Invariant submodels of the model of thermal motion of gas in a rarefied space

A model describing the thermal motion of a gas in a rarefied space is investigated. This model can be used in the study of the motion of gas in outer space, and the processes occurring inside the tornado, and the state of the medium behind the shock front of the wave after a very intense explosion. For a given initial pressure distribution, a special choice of mass Lagrange variables leads to a reduced system of differential equations describing this motion, in which the number of independent variables is one less than the original system. This means that there is a stratification of a highly rarefied gas with respect to pressure. Namely, in a strongly rarefied space for each given initial pressure distribution, at each instant of time all gas particles are localized on a two-dimensional surface moving in this space. At each point of this surface, the acceleration vector is collinear with its normal vector. The resulting system admits an infinite Lie transformation group.
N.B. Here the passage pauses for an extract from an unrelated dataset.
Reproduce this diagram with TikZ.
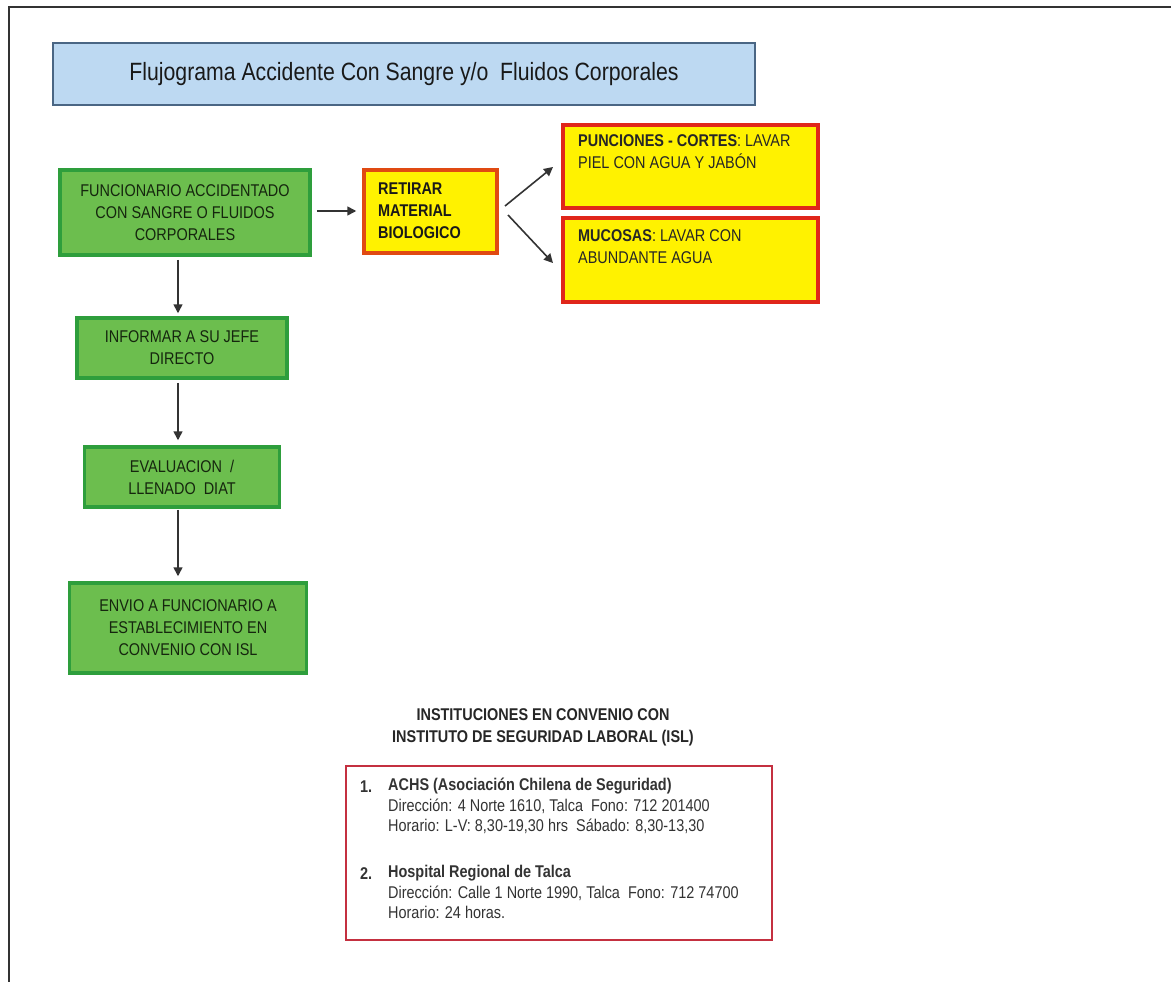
\documentclass[tikz,border=0pt]{standalone}
\usepackage{fontspec}
\setmainfont{Liberation Sans}[FakeStretch=0.85]
\usetikzlibrary{arrows.meta}
\definecolor{gfill}{HTML}{6CBE4E}
\definecolor{gdraw}{HTML}{2E9E3C}
\definecolor{gtext}{HTML}{15260E}
\definecolor{tfill}{HTML}{BDD9F2}
\definecolor{tdraw}{HTML}{4A6684}
\definecolor{ydraw}{HTML}{E0261A}
\definecolor{odraw}{HTML}{E04A12}
\definecolor{rdraw}{HTML}{C43040}
\definecolor{lnk}{HTML}{333333}
\begin{document}
\begin{tikzpicture}[x=1pt,y=-1pt,
  gbox/.style={draw=gdraw,fill=gfill,line width=3.5pt,align=center,text=gtext,
    font=\fontsize{17}{22}\selectfont,inner sep=0pt},
  ybox/.style={draw=ydraw,fill=yellow,line width=3.5pt,align=left,text=black!85,
    font=\fontsize{17}{22}\selectfont,inner sep=0pt},
  conn/.style={draw=lnk,line width=1.6pt,-{Triangle[length=9pt,width=9pt]}},
  txt/.style={font=\fontsize{17}{20.5}\selectfont,text=black!80,inner sep=0pt}]
\useasboundingbox (0,0) rectangle (1171,982);
\fill[white] (0,0) rectangle (1171,982);
% outer frame
\draw[line width=2pt,black!80] (1171,7) -- (9,7) -- (9,982);
% title
\node[draw=tdraw,fill=tfill,line width=2.5pt,minimum width=702pt,minimum height=62pt,
  font=\fontsize{25}{30}\selectfont,text=black!90,inner sep=0pt] (title) at (404,74)
  {Flujograma Accidente Con Sangre y/o\ \ Fluidos Corporales};
% green boxes
\node[gbox,minimum width=250pt,minimum height=85pt] (g1) at (185,212.5)
  {FUNCIONARIO ACCIDENTADO\\CON SANGRE O FLUIDOS\\CORPORALES};
\node[gbox,minimum width=210pt,minimum height=60pt] (g2) at (182,348)
  {INFORMAR A SU JEFE\\DIRECTO};
\node[gbox,minimum width=195pt,minimum height=60pt] (g3) at (182,477)
  {EVALUACION\ \ /\\LLENADO\ \ DIAT};
\node[gbox,minimum width=237pt,minimum height=90pt] (g4) at (188,628)
  {ENVIO A FUNCIONARIO A\\ESTABLECIMIENTO EN\\CONVENIO CON ISL};
% yellow boxes
\node[ybox,draw=odraw,minimum width=133pt,minimum height=83pt] (ret) at (430.5,211.5) {};
\node[font=\fontsize{17}{22}\selectfont\bfseries,align=left,anchor=west,inner sep=0pt,text=black!90] (rett) at (378,211)
  {RETIRAR\\MATERIAL\\BIOLOGICO};
\node[ybox,minimum width=255pt,minimum height=83pt] (pun) at (690.5,166.5) {};
\node[font=\fontsize{17}{22}\selectfont,align=left,anchor=north west,inner sep=0pt,text=black!85] (punt) at (578,134)
  {\textbf{PUNCIONES - CORTES}: LAVAR\\PIEL CON AGUA Y JABÓN};
\node[ybox,minimum width=255pt,minimum height=84pt] (muc) at (690.5,260) {};
\node[font=\fontsize{17}{22}\selectfont,align=left,anchor=north west,inner sep=0pt,text=black!85] (muct) at (578,229)
  {\textbf{MUCOSAS}: LAVAR CON\\ABUNDANTE AGUA};
% connectors
\coordinate (ax) at (178,0);
\coordinate (hy) at (0,211);
\coordinate (rA) at (505,206);
\coordinate (rB) at (508,215);
\coordinate (pA) at (553,167);
\coordinate (mB) at (553,263);
\draw[conn] ([xshift=5pt]g1.east |- hy) -- ([xshift=-6pt]ret.west |- hy);
\draw[conn] (rA) -- (pA);
\draw[conn] (rB) -- (mB);
\draw[conn] ([yshift=-3pt]g1.south -| ax) -- ([yshift=3pt]g2.north -| ax);
\draw[conn] ([yshift=-3pt]g2.south -| ax) -- ([yshift=5pt]g3.north -| ax);
\draw[conn] ([yshift=-1pt]g3.south -| ax) -- ([yshift=5pt]g4.north -| ax);
% institutions
\node[font=\fontsize{17}{22}\selectfont\bfseries,align=center,text=black!85,inner sep=0pt] (head) at (543,727)
  {INSTITUCIONES EN CONVENIO CON\\INSTITUTO DE SEGURIDAD LABORAL (ISL)};
\node[draw=rdraw,line width=2.5pt,minimum width=426pt,minimum height=174pt,inner sep=0pt] (inst) at (559,853) {};
\node[txt,anchor=west] (n1) at (360,787) {\textbf{1.}};
\node[txt,anchor=north west,align=left] (i1) at (388,778)
  {\textbf{ACHS (Asociación Chilena de Seguridad)}\\
   Dirección: 4 Norte 1610, Talca\ \ Fono: 712 201400\\
   Horario: L-V: 8,30-19,30 hrs\ \ Sábado: 8,30-13,30};
\node[txt,anchor=west] (n2) at (360,874) {\textbf{2.}};
\node[txt,anchor=north west,align=left] (i2) at (388,865)
  {\textbf{Hospital Regional de Talca}\\
   Dirección: Calle 1 Norte 1990, Talca\ \ Fono: 712 74700\\
   Horario: 24 horas.};
\end{tikzpicture}
\end{document}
All significantly various submodels that are invariant with respect to the subgroups of its eight-parameter subgroup generated by the transfer, extension, rotation, and hyperbolic rotation operators (the Lorentz operator) are found. For invariant submodels of rank 1, the basic mechanical characteristics of the gas flow described by them are obtained. Conditions for the existence of these submodels are given. For invariant submodels of rank 2, integral equations describing these submodels are obtained. For some submodels, the problem of describing the gas flow from the initial location of its particles and the distribution of their velocities has been investigated.